Data block:
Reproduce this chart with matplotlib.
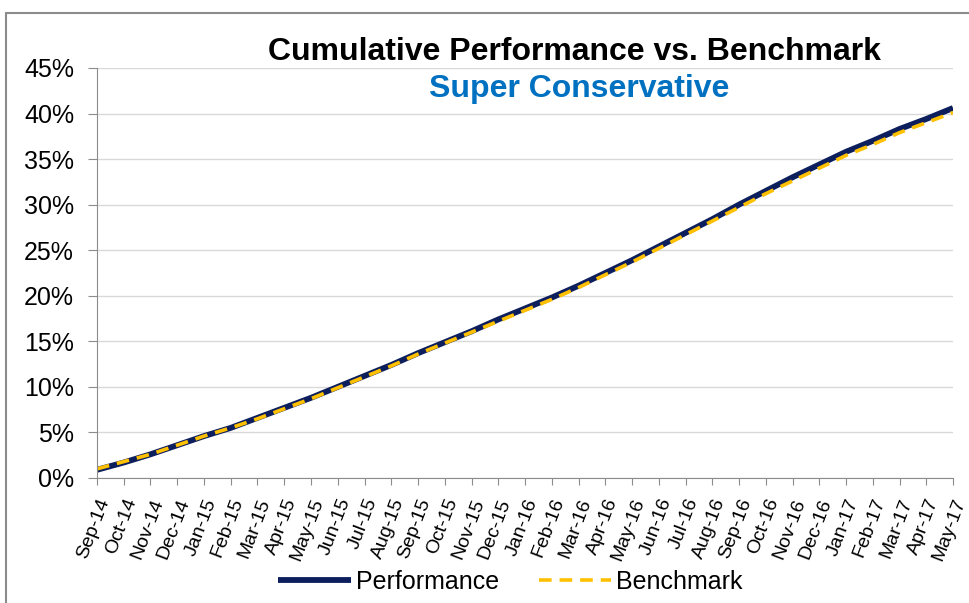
import numpy as np
import matplotlib.pyplot as plt
from matplotlib.patches import Rectangle

plt.rcParams['font.family'] = ['Liberation Sans', 'DejaVu Sans']

# months shown on the x axis
months = ['Sep-14', 'Oct-14', 'Nov-14', 'Dec-14', 'Jan-15', 'Feb-15', 'Mar-15', 'Apr-15',
          'May-15', 'Jun-15', 'Jul-15', 'Aug-15', 'Sep-15', 'Oct-15', 'Nov-15', 'Dec-15',
          'Jan-16', 'Feb-16', 'Mar-16', 'Apr-16', 'May-16', 'Jun-16', 'Jul-16', 'Aug-16',
          'Sep-16', 'Oct-16', 'Nov-16', 'Dec-16', 'Jan-17', 'Feb-17', 'Mar-17', 'Apr-17',
          'May-17']

# cumulative returns in %
performance = [0.9, 1.7, 2.6, 3.6, 4.6, 5.5, 6.6, 7.7, 8.8, 10.0, 11.2, 12.4, 13.7,
               14.9, 16.1, 17.4, 18.6, 19.8, 21.1, 22.5, 23.9, 25.4, 26.9, 28.4, 30.0,
               31.5, 33.0, 34.4, 35.8, 37.0, 38.3, 39.4, 40.6]
benchmark = [1.0, 1.8, 2.6, 3.6, 4.6, 5.5, 6.5, 7.6, 8.7, 9.9, 11.1, 12.3, 13.6,
             14.8, 16.0, 17.2, 18.4, 19.6, 20.9, 22.3, 23.7, 25.2, 26.7, 28.2, 29.7,
             31.2, 32.6, 34.0, 35.4, 36.6, 37.9, 39.0, 40.1]

yticks = [0, 5, 10, 15, 20, 25, 30, 35, 40, 45]

fig = plt.figure(figsize=(9.69, 6.03), dpi=100)
ax = fig.add_axes([0.1001, 0.2073, 0.8834, 0.680])

x = np.arange(len(months))
ax.plot(x, performance, color='#0c1f5c', lw=4.2, solid_capstyle='butt', label='Performance')
ax.plot(x, benchmark, color='#ffc000', lw=2.6, ls=(0, (3.5, 2.2)), label='Benchmark')

ax.set_xlim(0, len(months) - 1)
ax.set_ylim(0, 45)
ax.set_yticks(yticks)
ax.set_yticklabels([f'{t}%' for t in yticks], fontsize=18)
ax.set_xticks(x)
ax.set_xticklabels(months, rotation=69, ha='right', rotation_mode='anchor', fontsize=14)

ax.grid(axis='y', color='#d9d9d9', lw=1)
ax.set_axisbelow(True)
for s in ['top', 'right']:
    ax.spines[s].set_visible(False)
for s in ['left', 'bottom']:
    ax.spines[s].set_color('#8c8c8c')
ax.tick_params(axis='y', color='#8c8c8c', length=6.5, direction='out', pad=10)
ax.tick_params(axis='x', color='#8c8c8c', length=5, direction='out', pad=8)

fig.text(0.593, 1 - 52.5 / 603, 'Cumulative Performance vs. Benchmark', ha='center', va='center',
         fontsize=23, fontweight='bold', color='black')
fig.text(0.598, 1 - 89 / 603, 'Super Conservative', ha='center', va='center',
         fontsize=23, fontweight='bold', color='#0070c0')

fig.legend(loc='center', bbox_to_anchor=(0.527, 0.035), ncol=2, frameon=False,
           fontsize=18, handlelength=2.9, columnspacing=1.6, handletextpad=0.2)

fig.patches.append(Rectangle((0.006, -0.01), 1.1, 1 - 13 / 603 + 0.01, transform=fig.transFigure,
                             fill=False, edgecolor='#8c8c8c', lw=1.5))

fig.savefig('out.png', dpi=100)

What you need to do: Begin at the first line of the material and copy each line exactly through the one containing "ha='right', rotation_mode='anchor', fontsize=14)". Omit pictures.

Task solution:
Reproduce this chart with matplotlib.
import numpy as np
import matplotlib.pyplot as plt
from matplotlib.patches import Rectangle

plt.rcParams['font.family'] = ['Liberation Sans', 'DejaVu Sans']

# months shown on the x axis
months = ['Sep-14', 'Oct-14', 'Nov-14', 'Dec-14', 'Jan-15', 'Feb-15', 'Mar-15', 'Apr-15',
          'May-15', 'Jun-15', 'Jul-15', 'Aug-15', 'Sep-15', 'Oct-15', 'Nov-15', 'Dec-15',
          'Jan-16', 'Feb-16', 'Mar-16', 'Apr-16', 'May-16', 'Jun-16', 'Jul-16', 'Aug-16',
          'Sep-16', 'Oct-16', 'Nov-16', 'Dec-16', 'Jan-17', 'Feb-17', 'Mar-17', 'Apr-17',
          'May-17']

# cumulative returns in %
performance = [0.9, 1.7, 2.6, 3.6, 4.6, 5.5, 6.6, 7.7, 8.8, 10.0, 11.2, 12.4, 13.7,
               14.9, 16.1, 17.4, 18.6, 19.8, 21.1, 22.5, 23.9, 25.4, 26.9, 28.4, 30.0,
               31.5, 33.0, 34.4, 35.8, 37.0, 38.3, 39.4, 40.6]
benchmark = [1.0, 1.8, 2.6, 3.6, 4.6, 5.5, 6.5, 7.6, 8.7, 9.9, 11.1, 12.3, 13.6,
             14.8, 16.0, 17.2, 18.4, 19.6, 20.9, 22.3, 23.7, 25.2, 26.7, 28.2, 29.7,
             31.2, 32.6, 34.0, 35.4, 36.6, 37.9, 39.0, 40.1]

yticks = [0, 5, 10, 15, 20, 25, 30, 35, 40, 45]

fig = plt.figure(figsize=(9.69, 6.03), dpi=100)
ax = fig.add_axes([0.1001, 0.2073, 0.8834, 0.680])

x = np.arange(len(months))
ax.plot(x, performance, color='#0c1f5c', lw=4.2, solid_capstyle='butt', label='Performance')
ax.plot(x, benchmark, color='#ffc000', lw=2.6, ls=(0, (3.5, 2.2)), label='Benchmark')

ax.set_xlim(0, len(months) - 1)
ax.set_ylim(0, 45)
ax.set_yticks(yticks)
ax.set_yticklabels([f'{t}%' for t in yticks], fontsize=18)
ax.set_xticks(x)
ax.set_xticklabels(months, rotation=69, ha='right', rotation_mode='anchor', fontsize=14)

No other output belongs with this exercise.